Solving the antibiotic resistance crisis or designing paper-based diagnostics to detect infectious diseases like C. difficile requires world-class labs and one-of-a-kind equipment.

Just ask McMaster’s Gerry Wright, director of the Michael G. DeGroote Institute for Infectious Disease Research and John Brennan, director of the unique Biointerfaces Institute.

“Building these facilities and equipping them with the best instruments to enable new discoveries is fundamental to making our science world-class,” Wright told members of the Canada Foundation for Innovation (CFI) board of directors and researchers from McMaster and Mohawk College at a reception earlier this week. “These really are wonderful investments that are making a difference in the lives of Canadians and are important to all of us.”

Since CFI’s inception 18 years ago, McMaster researchers have garnered $180 million in funding that has leveraged a total investment of more than $450 million.
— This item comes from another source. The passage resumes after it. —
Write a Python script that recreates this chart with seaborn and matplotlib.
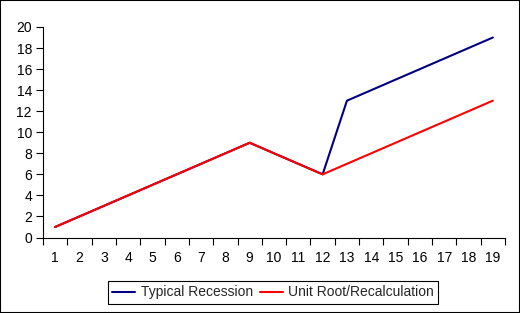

At McMaster, CFI board members toured the LIVELab with Laurel Trainor, director of the McMaster Institute for Music and the Mind and the Biointerfaces Institute with Brennan and Robert Pelton, scientific director of the SENTINEL Bioactive Paper NSERC Strategic Network.

Gilles Patry, CFI president and CEO, described the Biointerfaces Institute as one of the best examples of applied research that is then translated for the benefit of society. Noting that the institute enables researchers and students to explore and test new ideas while collaborating with private partners, he added: “It is the ideal model, in fact, for taking these ideas to market.”